=== Material to process ===

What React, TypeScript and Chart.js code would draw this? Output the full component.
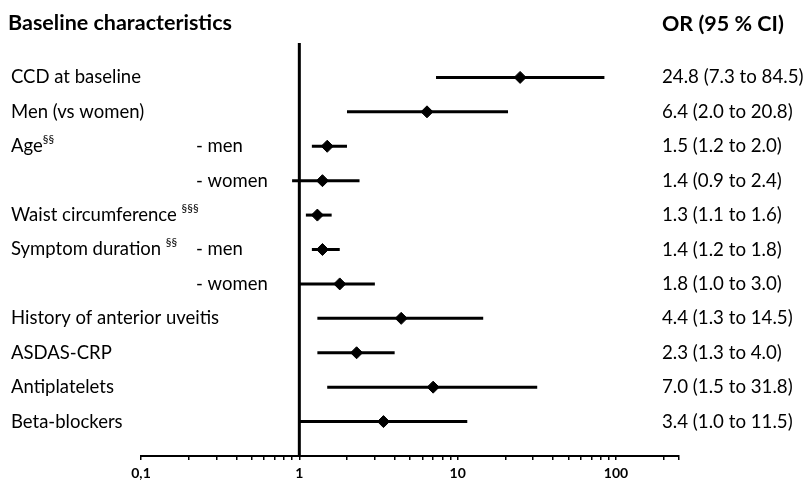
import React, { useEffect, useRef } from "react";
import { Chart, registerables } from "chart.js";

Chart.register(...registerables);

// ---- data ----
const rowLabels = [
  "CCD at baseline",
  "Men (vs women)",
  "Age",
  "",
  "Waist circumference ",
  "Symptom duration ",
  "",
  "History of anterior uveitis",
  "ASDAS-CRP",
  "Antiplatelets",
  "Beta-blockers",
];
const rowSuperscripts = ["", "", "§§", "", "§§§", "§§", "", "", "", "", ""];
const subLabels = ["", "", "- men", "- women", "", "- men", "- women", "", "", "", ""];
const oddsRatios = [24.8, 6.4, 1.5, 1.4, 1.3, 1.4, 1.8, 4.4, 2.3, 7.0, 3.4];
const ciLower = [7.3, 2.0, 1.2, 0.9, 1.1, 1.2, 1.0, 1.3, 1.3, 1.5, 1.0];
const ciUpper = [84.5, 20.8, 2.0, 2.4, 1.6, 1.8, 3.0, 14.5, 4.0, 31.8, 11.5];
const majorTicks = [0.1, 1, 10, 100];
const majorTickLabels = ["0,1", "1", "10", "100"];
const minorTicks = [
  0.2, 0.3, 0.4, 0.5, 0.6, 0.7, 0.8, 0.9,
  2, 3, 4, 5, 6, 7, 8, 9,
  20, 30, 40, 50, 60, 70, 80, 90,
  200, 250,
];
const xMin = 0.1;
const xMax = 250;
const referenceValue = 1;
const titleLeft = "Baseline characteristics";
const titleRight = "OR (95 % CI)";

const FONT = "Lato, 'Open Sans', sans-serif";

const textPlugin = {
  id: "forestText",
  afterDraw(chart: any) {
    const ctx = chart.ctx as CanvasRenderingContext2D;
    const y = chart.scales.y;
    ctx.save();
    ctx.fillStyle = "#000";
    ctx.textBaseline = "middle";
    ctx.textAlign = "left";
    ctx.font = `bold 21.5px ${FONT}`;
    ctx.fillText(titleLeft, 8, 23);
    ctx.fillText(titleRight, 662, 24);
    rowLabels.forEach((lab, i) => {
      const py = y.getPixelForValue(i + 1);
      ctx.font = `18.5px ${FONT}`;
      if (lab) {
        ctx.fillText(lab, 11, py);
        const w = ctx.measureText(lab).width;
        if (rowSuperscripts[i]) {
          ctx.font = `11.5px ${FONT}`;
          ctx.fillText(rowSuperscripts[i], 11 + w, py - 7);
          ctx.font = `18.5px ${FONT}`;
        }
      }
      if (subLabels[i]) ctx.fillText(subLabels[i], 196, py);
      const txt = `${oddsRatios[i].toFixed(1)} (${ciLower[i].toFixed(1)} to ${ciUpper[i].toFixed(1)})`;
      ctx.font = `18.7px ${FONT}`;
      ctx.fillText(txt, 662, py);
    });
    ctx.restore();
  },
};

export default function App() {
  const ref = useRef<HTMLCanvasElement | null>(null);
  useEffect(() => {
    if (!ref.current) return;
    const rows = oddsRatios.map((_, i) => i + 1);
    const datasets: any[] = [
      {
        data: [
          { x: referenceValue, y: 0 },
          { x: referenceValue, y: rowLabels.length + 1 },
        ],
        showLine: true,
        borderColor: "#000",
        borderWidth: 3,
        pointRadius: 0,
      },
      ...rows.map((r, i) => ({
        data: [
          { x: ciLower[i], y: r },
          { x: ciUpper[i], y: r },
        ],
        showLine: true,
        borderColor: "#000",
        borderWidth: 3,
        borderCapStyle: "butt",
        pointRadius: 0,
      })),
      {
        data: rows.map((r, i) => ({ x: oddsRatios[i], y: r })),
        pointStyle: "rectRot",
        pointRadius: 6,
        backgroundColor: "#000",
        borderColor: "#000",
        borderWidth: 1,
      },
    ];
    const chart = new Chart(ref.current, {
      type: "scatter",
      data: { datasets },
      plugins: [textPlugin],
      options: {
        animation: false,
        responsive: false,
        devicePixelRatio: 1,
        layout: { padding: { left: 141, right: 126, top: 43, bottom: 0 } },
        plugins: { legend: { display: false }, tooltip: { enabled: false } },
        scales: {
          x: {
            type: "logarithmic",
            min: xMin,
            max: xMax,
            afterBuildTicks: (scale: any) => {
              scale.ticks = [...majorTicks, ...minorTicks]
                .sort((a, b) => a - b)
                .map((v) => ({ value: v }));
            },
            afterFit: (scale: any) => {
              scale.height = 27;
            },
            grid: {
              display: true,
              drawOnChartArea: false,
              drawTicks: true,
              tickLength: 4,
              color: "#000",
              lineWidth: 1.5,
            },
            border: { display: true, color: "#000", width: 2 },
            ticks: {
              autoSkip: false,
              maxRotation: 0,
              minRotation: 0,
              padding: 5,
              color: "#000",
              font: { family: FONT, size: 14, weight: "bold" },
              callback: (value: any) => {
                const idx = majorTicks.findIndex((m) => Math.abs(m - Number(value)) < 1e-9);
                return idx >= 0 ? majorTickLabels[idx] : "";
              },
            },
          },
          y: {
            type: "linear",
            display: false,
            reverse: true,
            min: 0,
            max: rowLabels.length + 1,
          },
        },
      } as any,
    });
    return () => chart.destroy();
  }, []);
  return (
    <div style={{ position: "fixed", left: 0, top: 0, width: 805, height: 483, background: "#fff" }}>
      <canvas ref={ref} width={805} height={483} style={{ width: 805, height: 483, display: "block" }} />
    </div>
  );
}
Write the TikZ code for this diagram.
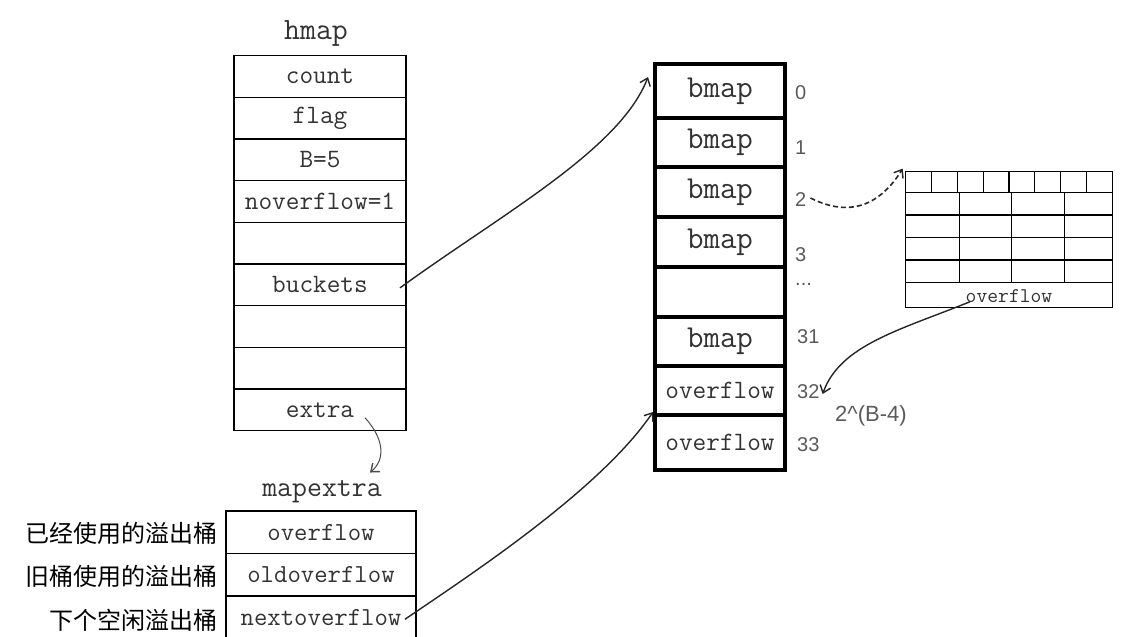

===

Directive -
Tell how many lines include "code". The number is the whole answer.

Exercise answer -
2